Spotlight: Vitamin A
Impact of deficiency
Vitamin A deficiency makes children especially vulnerable to infection and worsens the course of many infections. Supplementation with vitamin A is estimated to lower a child's risk of dying by approximately 23 per cent. The deficiency is also the single most important cause of blindness among children in developing countries.
Who is affected
Over 100 million pre-school-age children suffer from vitamin A deficiency. Vitamin A deficiency is also likely to be widespread among women in their reproductive years in many countries.
What vitamin A does
Vitamin A, stored normally in the liver, is crucial for effective immune-system functioning, protecting the integrity of epithelial cells lining the skin, the surface of the eyes, the inside of the mouth and the alimentary and respiratory tracts. When this defence breaks down in a vitamin A-deficient child, the child is more likely to develop infections, and the severity of an infection is likely to be greater.
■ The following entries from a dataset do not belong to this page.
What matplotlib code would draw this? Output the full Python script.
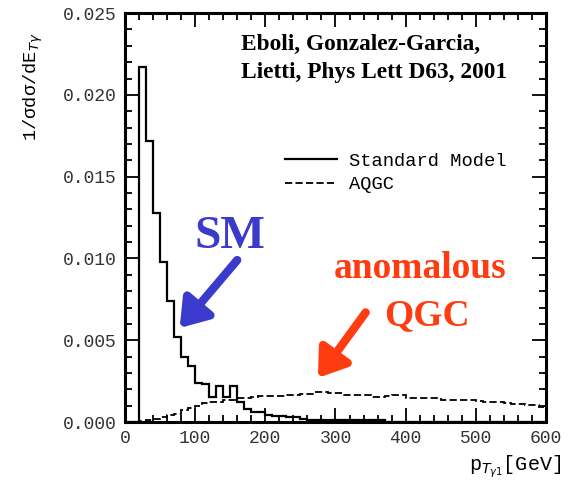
import numpy as np
import matplotlib
matplotlib.use('Agg')
import matplotlib.pyplot as plt
from matplotlib.ticker import MultipleLocator

# bin edges in GeV (10 GeV bins)
edges = np.arange(0, 610, 10)

# Standard Model distribution
sm = [0, 0, 0.0217, 0.0172, 0.0128, 0.0098, 0.0074, 0.0052, 0.0040, 0.0034,
      0.0024, 0.0023, 0.00155, 0.0022, 0.00155, 0.0022, 0.0012, 0.0008, 0.0006, 0.0006,
      0.00043, 0.0004, 0.0004, 0.0003, 0.0003, 0.00016, 0.00015, 0.00012, 0.0001, 0.0001,
      0.0001, 0.0001, 0.0001, 0.0001, 0.0001, 0.0001, 0.0001, 0, 0, 0,
      0, 0, 0, 0, 0, 0, 0, 0, 0, 0,
      0, 0, 0, 0, 0, 0, 0, 0, 0, 0]

# anomalous QGC distribution
aqgc = [0, 0, 0.00008, 0.0001, 0.00016, 0.00029, 0.00043, 0.0005, 0.00073, 0.00084,
        0.0010, 0.00114, 0.0012, 0.0012, 0.00134, 0.00134, 0.00145, 0.00145, 0.00155, 0.0016,
        0.0016, 0.00162, 0.00162, 0.00165, 0.00165, 0.0017, 0.0017, 0.00185, 0.00185, 0.00178,
        0.00175, 0.00168, 0.00165, 0.00165, 0.00163, 0.00155, 0.00155, 0.0016, 0.00165, 0.00165,
        0.0015, 0.0015, 0.00148, 0.00148, 0.00145, 0.00135, 0.00134, 0.00134, 0.00134, 0.00133,
        0.0013, 0.00125, 0.0012, 0.0012, 0.00114, 0.00112, 0.0011, 0.00106, 0.00105, 0.00095]

mono = 'Liberation Mono'
serif = 'Liberation Serif'

fig = plt.figure(figsize=(5.73, 4.84), dpi=100)
ax = fig.add_axes([0.218, 0.128, 0.735, 0.845])

ax.stairs(sm, edges, baseline=0, color='black', lw=1.6, label='Standard Model')
ax.stairs(aqgc, edges, baseline=None, color='black', lw=1.3, linestyle=(0, (4, 1.8)), label='AQGC')

ax.set_xlim(0, 600)
ax.set_ylim(0, 0.025)
ax.xaxis.set_major_locator(MultipleLocator(100))
ax.xaxis.set_minor_locator(MultipleLocator(20))
ax.yaxis.set_major_locator(MultipleLocator(0.005))
ax.yaxis.set_minor_locator(MultipleLocator(0.001))
ax.yaxis.set_major_formatter(plt.FormatStrFormatter('%.3f'))
ax.tick_params(which='both', direction='in', top=True, right=True, width=1.3, colors='black',
               labelcolor='#333333', labelsize=13)
ax.tick_params(which='major', length=10, pad=6)
ax.tick_params(which='minor', length=5)
for lab in ax.get_xticklabels() + ax.get_yticklabels():
    lab.set_family(mono)
for s in ax.spines.values():
    s.set_linewidth(2.2)

ax.set_ylabel('1/σdσ/dE$_{T\\gamma}$', family=mono, fontsize=13.5, labelpad=8)
ax.yaxis.set_label_coords(-0.19, 0.82)
fig.text(0.98, 0.035, 'p$_{T_{\\gamma 1}}$[GeV]', family=mono, fontsize=14.5, ha='right', va='center')

ax.legend(loc='upper left', bbox_to_anchor=(0.34, 0.70), frameon=False, handlelength=2.8,
          handletextpad=0.6, labelspacing=0.35, prop={'family': mono, 'size': 13.5})

ax.text(165, 0.0237, 'Eboli, Gonzalez-Garcia,\nLietti, Phys Lett D63, 2001', family=serif,
        fontweight='bold', fontsize=16.8, va='top', ha='left', linespacing=1.4)

ax.text(150, 0.0113, 'SM', family=serif, fontweight='bold', fontsize=34, color='#3a3acc',
        ha='center', va='center')
ax.annotate('', xy=(78, 0.00575), xytext=(160, 0.0099),
            arrowprops=dict(arrowstyle='-|>,head_width=0.55,head_length=0.8', lw=6,
                            color='#3a3acc', mutation_scale=20, shrinkA=0, shrinkB=0))

ax.text(420, 0.0094, 'anomalous', family=serif, fontweight='bold', fontsize=27, color='#ff3c10',
        ha='center', va='center')
ax.text(430, 0.0065, 'QGC', family=serif, fontweight='bold', fontsize=27, color='#ff3c10',
        ha='center', va='center')
ax.annotate('', xy=(275, 0.0027), xytext=(343, 0.0067),
            arrowprops=dict(arrowstyle='-|>,head_width=0.55,head_length=0.8', lw=6,
                            color='#ff3c10', mutation_scale=20, shrinkA=0, shrinkB=0))

fig.savefig('out.png', dpi=100)
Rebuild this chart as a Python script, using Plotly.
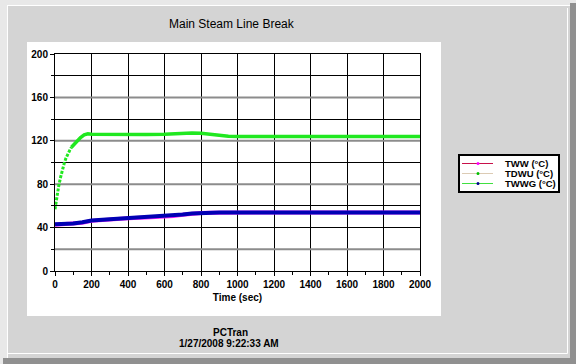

Depending on the degree of the deficiency, a range of abnormalities also appears in the eyes of vitamin A-deficient children. In the mildest form, night-blindness occurs because the rods in the eye no longer produce rhodopsin, a pigment essential for seeing in the dark. In more severe forms, lesions occur on the conjunctiva and the cornea that if left untreated can cause irreversible damage, including partial or total blindness.
Vitamin A is found as retinol in breast milk, liver, eggs, butter and whole cow's milk. Carotene, a precursor of vitamin A that is converted to retinol in the abdominal walls, is found in green leafy vegetables, orange and yellow fruits, and red palm oil.